India’s people speak Hindi, but many speak English, also, making it an easy place for most westerners to communicate.
While parts of India are positively chilly in the mountains of the north, beaches on both the east and west coasts of the southern part of India are tropical to sub-tropical,
and havens for the beach life.
India is still considered to be exotic by most standards and its beaches are as fascinating as this reputation inspires. Palolem Beach in the small state of Goa on the Arabian
Sea off the west coast of India is a long beach with a quirky collection of beach huts that serve as guest accommodations; when the monsoons arrive, the beach huts are dismantled
and taken away, leaving a beach that bears no resemblance to its former self… Until the monsoons leave and the process begins all over.

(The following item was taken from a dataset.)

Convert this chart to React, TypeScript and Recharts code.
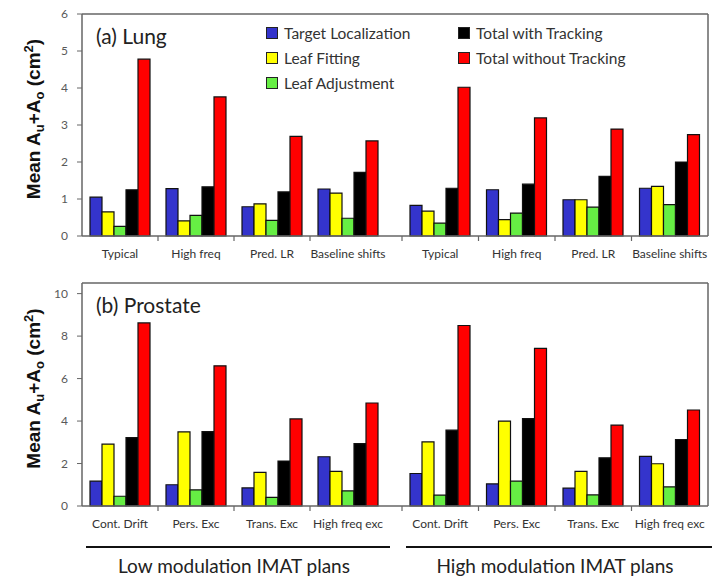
import React from "react";
import { Bar, BarChart, Legend, ReferenceLine, XAxis, YAxis } from "recharts";

const seriesNames = [
  "Target Localization",
  "Leaf Fitting",
  "Leaf Adjustment",
  "Total with Tracking",
  "Total without Tracking",
];
const seriesKeys = ["target", "fitting", "adjust", "withT", "withoutT"];
const seriesColors = ["#3434cc", "#ffff00", "#66ee44", "#000000", "#ff0000"];

const lungCats = ["Typical", "High freq", "Pred. LR", "Baseline shifts"];
const prostateCats = ["Cont. Drift", "Pers. Exc", "Trans. Exc", "High freq exc"];
const groupNames = ["Low modulation IMAT plans", "High modulation IMAT plans"];

// (a) Lung, first half
const lung1Target = [1.05, 1.28, 0.79, 1.27];
const lung1Fitting = [0.65, 0.41, 0.87, 1.16];
const lung1Adjust = [0.26, 0.56, 0.42, 0.48];
const lung1With = [1.25, 1.33, 1.19, 1.72];
const lung1Without = [4.78, 3.76, 2.69, 2.57];

// (a) Lung, second half
const lung2Target = [0.83, 1.25, 0.98, 1.29];
const lung2Fitting = [0.67, 0.44, 0.98, 1.34];
const lung2Adjust = [0.35, 0.62, 0.78, 0.85];
const lung2With = [1.29, 1.4, 1.61, 2.0];
const lung2Without = [4.02, 3.19, 2.89, 2.74];

// (b) Prostate, low modulation
const pro1Target = [1.17, 1.0, 0.85, 2.32];
const pro1Fitting = [2.91, 3.49, 1.58, 1.63];
const pro1Adjust = [0.46, 0.76, 0.41, 0.71];
const pro1With = [3.22, 3.5, 2.12, 2.94];
const pro1Without = [8.62, 6.6, 4.1, 4.85];

// (b) Prostate, high modulation
const pro2Target = [1.53, 1.04, 0.84, 2.34];
const pro2Fitting = [3.02, 4.0, 1.63, 1.99];
const pro2Adjust = [0.51, 1.17, 0.52, 0.9];
const pro2With = [3.57, 4.11, 2.27, 3.13];
const pro2Without = [8.5, 7.42, 3.81, 4.52];

const lungTicks = [0, 1, 2, 3, 4, 5, 6];
const prostateTicks = [0, 2, 4, 6, 8, 10];

const buildRows = (cats: string[], cols: number[][], group: string) =>
  cats.map((cat, i) => {
    const row: any = { cat, group };
    seriesKeys.forEach((k, s) => (row[k] = cols[s][i]));
    return row;
  });

const lung1 = buildRows(lungCats, [lung1Target, lung1Fitting, lung1Adjust, lung1With, lung1Without], "");
const lung2 = buildRows(lungCats, [lung2Target, lung2Fitting, lung2Adjust, lung2With, lung2Without], "");
const pro1 = buildRows(prostateCats, [pro1Target, pro1Fitting, pro1Adjust, pro1With, pro1Without], groupNames[0]);
const pro2 = buildRows(prostateCats, [pro2Target, pro2Fitting, pro2Adjust, pro2With, pro2Without], groupNames[1]);

const FONT = "Lato, 'Open Sans', sans-serif";
const AXIS = "#666666";

const CatTick = (props: any) => {
  const { x, y, payload, index, skipFirst } = props;
  const half = payload?.offset ?? 38;
  return (
    <g>
      {!(skipFirst && index === 0) && (
        <line x1={x - half} x2={x - half} y1={y} y2={y + 5} stroke={AXIS} strokeWidth={1.2} />
      )}
      <text x={x} y={y + 22} textAnchor="middle" fontSize={12} fill="#333" fontFamily={FONT}>
        {payload.value}
      </text>
    </g>
  );
};

const GroupTick = (props: any) => {
  const { x, y, payload } = props;
  const half = payload?.offset ?? 150;
  return (
    <g>
      <line x1={x - half + 4} x2={x + half + 4} y1={y + 13} y2={y + 13} stroke="#111" strokeWidth={2} />
      <text x={x} y={y + 39} textAnchor="middle" fontSize={19} fill="#222" fontFamily={FONT}>
        {payload.value}
      </text>
    </g>
  );
};

const YTitle = (props: any) => {
  const vb = props.viewBox || { x: 0, y: 0, width: 82, height: 200 };
  const cx = vb.x + 40;
  const cy = vb.y + vb.height / 2 - 6;
  return (
    <text
      x={cx}
      y={cy}
      transform={`rotate(-90, ${cx}, ${cy})`}
      textAnchor="middle"
      fontSize={19}
      fontWeight="bold"
      fill="#111"
      fontFamily="'Liberation Sans', Arial, sans-serif"
    >
      Mean A
      <tspan fontSize={13} dy={4}>u</tspan>
      <tspan dy={-4}>+A</tspan>
      <tspan fontSize={13} dy={4}>o</tspan>
      <tspan dy={-4}> (cm</tspan>
      <tspan fontSize={13} dy={-7}>2</tspan>
      <tspan dy={7}>)</tspan>
    </text>
  );
};

const renderLegend = (props: any) => {
  const payload = [...(props.payload || [])].sort(
    (a: any, b: any) => seriesNames.indexOf(a.value) - seriesNames.indexOf(b.value)
  );
  return (
    <div
      style={{
        display: "grid",
        gridTemplateColumns: "192px 220px",
        gridTemplateRows: "repeat(3, 25px)",
        gridAutoFlow: "column",
        fontFamily: FONT,
      }}
    >
      {payload.map((entry: any, i: number) => (
        <div key={i} style={{ display: "flex", alignItems: "center", whiteSpace: "nowrap" }}>
          <span
            style={{
              display: "inline-block",
              width: 10,
              height: 10,
              background: seriesColors[seriesNames.indexOf(entry.value)] ?? entry.color,
              border: "1px solid #222",
              marginRight: 6,
            }}
          />
          <span style={{ fontSize: 15.5, color: "#333" }}>{entry.value}</span>
        </div>
      ))}
    </div>
  );
};

interface HalfProps {
  data: any[];
  side: "left" | "right";
  width: number;
  height: number;
  top: number;
  left: number;
  marginTop: number;
  domainMax: number;
  ticks: number[];
  withLegend?: boolean;
  withGroup?: boolean;
}

const Half = ({ data, side, width, height, top, left, marginTop, domainMax, ticks, withLegend, withGroup }: HalfProps) => {
  const padding = side === "left" ? { left: 0, right: 9 } : { left: 7, right: 0 };
  return (
    <div style={{ position: "absolute", left, top }}>
      <BarChart
        width={width}
        height={height}
        data={data}
        margin={{ top: marginTop, right: side === "left" ? 0 : 13, bottom: 0, left: 0 }}
        barCategoryGap={8}
        barGap={0}
      >
        <XAxis
          dataKey="cat"
          height={withGroup ? 28 : 34}
          padding={padding}
          interval={0}
          tickLine={false}
          tickSize={0}
          tickMargin={0}
          axisLine={{ stroke: AXIS, strokeWidth: 1.5 }}
          tick={(p: any) => <CatTick {...p} skipFirst={side === "left"} />}
        />
        {withGroup && (
          <XAxis
            xAxisId="grp"
            dataKey="group"
            allowDuplicatedCategory={false}
            height={44}
            padding={padding}
            interval={0}
            axisLine={false}
            tickLine={false}
            tickSize={0}
            tickMargin={0}
            tick={(p: any) => <GroupTick {...p} />}
          />
        )}
        {side === "left" ? (
          <YAxis
            width={82}
            domain={[0, domainMax]}
            ticks={ticks}
            interval={0}
            tickSize={5}
            tickMargin={9}
            tickLine={{ stroke: AXIS }}
            axisLine={{ stroke: AXIS, strokeWidth: 1.5 }}
            tick={{ fontSize: 12, fill: "#595959", fontFamily: FONT }}
            label={(p: any) => <YTitle {...p} />}
          />
        ) : (
          <YAxis hide domain={[0, domainMax]} ticks={ticks} />
        )}
        {side === "right" && (
          <YAxis
            yAxisId="box"
            orientation="right"
            width={1}
            domain={[0, domainMax]}
            tick={false}
            tickLine={false}
            axisLine={{ stroke: AXIS, strokeWidth: 1.5 }}
          />
        )}
        <ReferenceLine y={domainMax} stroke={AXIS} strokeWidth={1.5} />
        {withLegend && (
          <Legend
            layout="horizontal"
            verticalAlign="middle"
            align="center"
            wrapperStyle={{ left: 266, top: 20, width: 420, height: 80 }}
            content={renderLegend}
          />
        )}
        {seriesKeys.map((k, i) => (
          <Bar
            key={k}
            dataKey={k}
            name={seriesNames[i]}
            fill={seriesColors[i]}
            stroke="#111"
            strokeWidth={1.2}
            isAnimationActive={false}
          />
        ))}
      </BarChart>
    </div>
  );
};

const titleStyle: React.CSSProperties = {
  position: "absolute",
  left: 96,
  fontFamily: FONT,
  fontSize: 21,
  lineHeight: "21px",
  color: "#222",
};

export default function App() {
  return (
    <div
      style={{
        position: "absolute",
        left: 0,
        top: 0,
        width: 722,
        height: 580,
        background: "#fff",
        fontFamily: FONT,
      }}
    >
      <Half data={lung1} side="left" left={0} top={0} width={395} height={270} marginTop={14} domainMax={6} ticks={lungTicks} withLegend />
      <Half data={lung2} side="right" left={395} top={0} width={327} height={270} marginTop={14} domainMax={6} ticks={lungTicks} />
      <Half data={pro1} side="left" left={0} top={270} width={395} height={308} marginTop={13} domainMax={10.5} ticks={prostateTicks} withGroup />
      <Half data={pro2} side="right" left={395} top={270} width={327} height={308} marginTop={13} domainMax={10.5} ticks={prostateTicks} withGroup />
      <div style={{ ...titleStyle, top: 25 }}>(a) Lung</div>
      <div style={{ ...titleStyle, top: 294 }}>(b) Prostate</div>
    </div>
  );
}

There are numerous lovely beaches on the western shore, many of those crammed into tiny Goa. Varkala Beach, Baga Beach and Gokarna Beach are among the finer ones India has to
offer. Also on the west coast is the unique Marari Beach, fairly undeveloped and with one eco-conscious vacation spot, the Marari Beach Resort.
On India’s east coast lies Mahabalipuram Beach (also known as Maamallapuram Beach), about one hour south of Chennai in the state of Tamil Nadu; a remarkable beach and stunning
location, it is studded with fascinating rock sculptures and capped off with ancient temples.
In recent years, India has gone full-throttle to attract tourists, but some areas are just not safe; its beaches are considered national treasures, and local as well as national
authorities are making the beaches safer, more accessible and more appealing to tourists from all over the world.